The Cabinet Committee on Economic Affairs, chaired by Prime Minister, has given its approval for providing a lump sum export subsidy @ Rs 10,448 per metric tonne (mt) to sugar mills for the sugar season 2019-20. Total estimated expenditure of about Rs 6,268 crore will be incurred for this purpose.
The export subsidy will be provided for expenses on marketing costs, including handling, upgrading and other processing costs, costs of international and internal transport, and freight charges on export of up to 60 lakh metric tonnes (lmt) of sugar limited to Maximum Admissible Export Quantity (MAEQ) allocated to sugar mills for the sugar season 2019-20.

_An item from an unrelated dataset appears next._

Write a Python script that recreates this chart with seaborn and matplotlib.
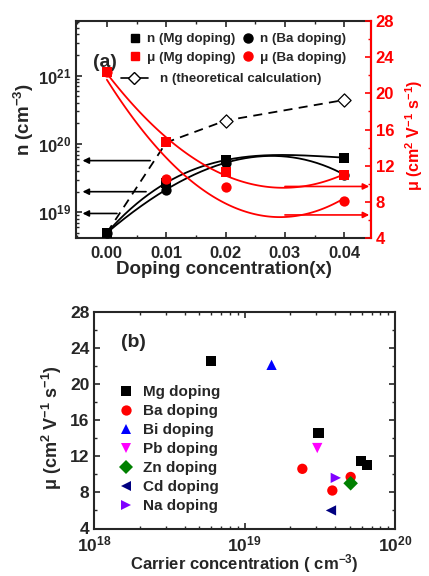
import numpy as np
import pandas as pd
import matplotlib
matplotlib.use("Agg")
import matplotlib.pyplot as plt
import matplotlib.ticker as mticker
from matplotlib.lines import Line2D
import seaborn as sns

# --- panel (a) data ---
doping_x = [0.00, 0.01, 0.02, 0.04]
n_mg = [5.0e18, 2.7e19, 5.8e19, 6.3e19]
n_ba = [5.0e18, 2.15e19, 5.3e19, 3.55e19]
n_theo = [5.0e18, 1.05e20, 2.2e20, 4.4e20]
mu_mg = [22.4, 14.6, 11.3, 11.0]
mu_ba = [22.4, 10.5, 9.6, 8.1]

# guide arrows (a): (start x, end x, level)
n_arrows = [(0.0073, -0.0041, 5.7e19), (0.0066, -0.0041, 2.0e19), (0.0017, -0.0041, 9.6e18)]
mu_arrows = [(0.030, 0.0442, 9.7), (0.030, 0.0442, 6.55)]

# --- panel (b) data ---
dopants = ["Mg doping", "Mg doping", "Mg doping", "Mg doping",
           "Ba doping", "Ba doping", "Ba doping",
           "Bi doping", "Pb doping", "Zn doping", "Cd doping", "Na doping"]
carrier = [6.0e18, 3.1e19, 5.95e19, 6.5e19,
           2.42e19, 3.83e19, 5.07e19,
           1.51e19, 3.04e19, 5.07e19, 3.75e19, 4.04e19]
mobility = [22.5, 14.6, 11.5, 11.0,
            10.6, 8.2, 9.7,
            22.1, 12.9, 9.0, 6.0, 9.6]
dopant_order = ["Mg doping", "Ba doping", "Bi doping", "Pb doping",
                "Zn doping", "Cd doping", "Na doping"]
dopant_colors = ["black", "#ff0000", "#0000ff", "#ff00ff", "#008000", "#000080", "#8000ff"]
dopant_markers = ["s", "o", "^", "v", "D", "<", ">"]

sns.set_theme(style="ticks")
plt.rcParams["font.family"] = ["Liberation Sans", "DejaVu Sans"]
plt.rcParams["font.weight"] = "bold"
plt.rcParams["axes.labelweight"] = "bold"
plt.rcParams["mathtext.fontset"] = "custom"
plt.rcParams["mathtext.rm"] = "Liberation Sans:bold"
plt.rcParams["mathtext.bf"] = "Liberation Sans:bold"
plt.rcParams["mathtext.it"] = "Liberation Sans:bold"
plt.rcParams["xtick.direction"] = "in"
plt.rcParams["ytick.direction"] = "in"

fig = plt.figure(figsize=(4.29, 5.76), dpi=100)

log_fmt = mticker.FuncFormatter(lambda v, p: r"$\mathbf{10^{%d}}$" % round(np.log10(v)))

# ================= panel (a) =================
ax1 = fig.add_axes([76 / 429, 1 - 238 / 576, 295 / 429, 217 / 576])
ax2 = ax1.twinx()

# fitted guide curves for n (cubic in log space)
xx = np.linspace(0, 0.04, 200)
for vals in (n_mg, n_ba):
    coef = np.polyfit(doping_x, np.log10(vals), 3)
    sns.lineplot(x=xx, y=10 ** np.polyval(coef, xx), ax=ax1, color="black", lw=1.3, zorder=2)

sns.lineplot(x=doping_x, y=n_theo, ax=ax1, color="black", lw=1.3, dashes=False,
             linestyle=(0, (5, 3.5)), zorder=1)
sns.scatterplot(x=doping_x[2:], y=n_theo[2:], ax=ax1, marker="D", s=45,
                facecolor="white", edgecolor="black", linewidth=0.9, zorder=3)
sns.scatterplot(x=doping_x, y=n_mg, ax=ax1, marker="s", s=50, color="black",
                linewidth=0, zorder=4)
sns.scatterplot(x=doping_x, y=n_ba, ax=ax1, marker="o", s=55, color="black",
                linewidth=0, zorder=4)

for x0, x1, lv in n_arrows:
    ax1.annotate("", xy=(x1, lv), xytext=(x0, lv),
                 arrowprops=dict(arrowstyle="-|>", color="black", lw=1.2,
                                 mutation_scale=9, shrinkA=0, shrinkB=0))

ax1.set_yscale("log")
ax1.set_ylim(4.2e18, 6.3e21)
ax1.set_xlim(-0.0052, 0.0445)
ax1.set_xticks([0.00, 0.01, 0.02, 0.03, 0.04])
ax1.xaxis.set_major_formatter(mticker.FormatStrFormatter("%.2f"))
ax1.xaxis.set_minor_locator(mticker.MultipleLocator(0.005))
ax1.yaxis.set_major_locator(mticker.LogLocator(base=10, numticks=10))
ax1.yaxis.set_minor_locator(mticker.LogLocator(base=10, subs=np.arange(2, 10), numticks=10))
ax1.yaxis.set_major_formatter(log_fmt)
ax1.yaxis.set_minor_formatter(mticker.NullFormatter())
ax1.tick_params(axis="both", which="major", length=4, width=1.2, labelsize=12, top=True, right=False)
ax1.tick_params(axis="both", which="minor", length=2.5, width=1.0, top=True, right=False)
ax1.tick_params(axis="x", pad=6)
ax1.set_xlabel("Doping concentration(x)", fontsize=13.5, labelpad=0)
ax1.set_ylabel(r"n (cm$^{-3}$)", fontsize=13.5)
ax1.yaxis.set_label_coords(-0.135, 0.544)
for s in ax1.spines.values():
    s.set_linewidth(1.5)

# mobility on the right axis
sns.regplot(x=doping_x, y=mu_mg, ax=ax2, order=2, ci=None, scatter=False, truncate=True,
            line_kws=dict(color="#ff0000", lw=1.3))
sns.regplot(x=doping_x, y=mu_ba, ax=ax2, order=2, ci=None, scatter=False, truncate=True,
            line_kws=dict(color="#ff0000", lw=1.3))
sns.scatterplot(x=doping_x, y=mu_mg, ax=ax2, marker="s", s=50, color="#ff0000",
                linewidth=0, zorder=4)
sns.scatterplot(x=doping_x, y=mu_ba, ax=ax2, marker="o", s=55, color="#ff0000",
                linewidth=0, zorder=4)
for x0, x1, lv in mu_arrows:
    ax2.annotate("", xy=(x1, lv), xytext=(x0, lv),
                 arrowprops=dict(arrowstyle="-|>", color="#ff0000", lw=1.2,
                                 mutation_scale=9, shrinkA=0, shrinkB=0))

ax2.set_xlim(-0.0052, 0.0445)
ax2.set_ylim(4, 28)
ax2.set_yticks(np.arange(4, 29, 4))
ax2.yaxis.set_minor_locator(mticker.MultipleLocator(2))
ax2.tick_params(axis="y", which="major", length=4, width=1.2, labelsize=12,
                colors="#ff0000", direction="in")
ax2.tick_params(axis="y", which="minor", length=2.5, width=1.0, colors="#ff0000", direction="in")
ax2.set_ylabel(r"μ (cm$^{2}$ V$^{-1}$ s$^{-1}$)", fontsize=11.5, color="#ff0000")
ax2.yaxis.set_label_coords(1.11, 0.475)
ax2.spines["right"].set_color("#ff0000")
ax2.spines["right"].set_linewidth(1.5)
for side in ("left", "top", "bottom"):
    ax2.spines[side].set_visible(False)

handles_a = [
    Line2D([], [], ls="none", marker="s", ms=6, color="black"),
    Line2D([], [], ls="none", marker="s", ms=6, color="#ff0000"),
    Line2D([], [], ls="none", marker="o", ms=6.5, color="black"),
    Line2D([], [], ls="none", marker="o", ms=6.5, color="#ff0000"),
]
labels_a = ["n (Mg doping)", "μ (Mg doping)", "n (Ba doping)", "μ (Ba doping)"]
leg1 = ax2.legend(handles_a, labels_a, ncol=2, frameon=False, fontsize=9.6,
                  loc="upper left", bbox_to_anchor=(0.16, 0.97), handlelength=1.0,
                  handletextpad=0.4, columnspacing=0.45, labelspacing=0.48, borderaxespad=0)
ax2.add_artist(leg1)
theo_handle = Line2D([], [], color="black", lw=1.2, marker="D", ms=6, mfc="white", mec="black")
ax2.legend([theo_handle], ["n (theoretical calculation)"], frameon=False, fontsize=9.6,
           loc="upper left", bbox_to_anchor=(0.135, 0.785), handlelength=2.0,
           handletextpad=0.9, borderaxespad=0)
ax1.text(0.098, 0.81, "(a)", transform=ax1.transAxes, fontsize=14, fontweight="bold",
         ha="center", va="center")

# ================= panel (b) =================
ax3 = fig.add_axes([94.3 / 429, 1 - 528.5 / 576, 300.7 / 429, 217 / 576])
df_b = pd.DataFrame({"dopant": dopants, "carrier": carrier, "mobility": mobility})
sns.scatterplot(data=df_b, x="carrier", y="mobility", hue="dopant", style="dopant",
                hue_order=dopant_order, style_order=dopant_order,
                palette=dict(zip(dopant_order, dopant_colors)),
                markers=dict(zip(dopant_order, dopant_markers)),
                s=55, linewidth=0, ax=ax3)
ax3.set_xscale("log")
ax3.set_xlim(1e18, 1e20)
ax3.set_ylim(4, 28)
ax3.set_yticks(np.arange(4, 29, 4))
ax3.yaxis.set_minor_locator(mticker.MultipleLocator(2))
ax3.xaxis.set_major_locator(mticker.LogLocator(base=10, numticks=10))
ax3.xaxis.set_minor_locator(mticker.LogLocator(base=10, subs=np.arange(2, 10), numticks=10))
ax3.xaxis.set_major_formatter(log_fmt)
ax3.xaxis.set_minor_formatter(mticker.NullFormatter())
ax3.tick_params(axis="both", which="major", length=4, width=1.2, labelsize=12.5,
                top=True, right=True)
ax3.tick_params(axis="both", which="minor", length=2.5, width=1.0, top=True, right=True)
ax3.tick_params(axis="x", pad=4)
ax3.set_xlabel(r"Carrier concentration ( cm$^{-3}$)", fontsize=12, labelpad=-1)
ax3.set_ylabel(r"μ (cm$^{2}$ V$^{-1}$ s$^{-1}$)", fontsize=13)
ax3.yaxis.set_label_coords(-0.10, 0.464)
for s in ax3.spines.values():
    s.set_linewidth(1.5)
sns.move_legend(ax3, "upper left", bbox_to_anchor=(0.06, 0.69), title=None, frameon=False,
                fontsize=11, handlelength=1.0, handletextpad=0.6, labelspacing=0.33,
                borderaxespad=0, markerscale=1.0)
ax3.text(0.129, 0.859, "(b)", transform=ax3.transAxes, fontsize=14, fontweight="bold",
         ha="center", va="center")

fig.savefig("out.png", dpi=100)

The subsidy would be directly credited into farmers’ accounts on behalf of mills against cane price dues, and subsequent balance, if any, would be credited to mills’ account.
The subsidy will be in conformity with the provisions of Article 9.1 (d) and (e) of Agreement on Agriculture (AoA) and thus WTO compatible, emphasised a release.
In wake of surplus sugar production during sugar season 2017-18 (October-September) and sugar season 2018-19, notwithstanding the various measures taken by the government, the ensuing sugar season 2019-20 is expected to commence with an opening stock of about 142 lmt and the season-end stock is expected to be about 162 lmt, the release added.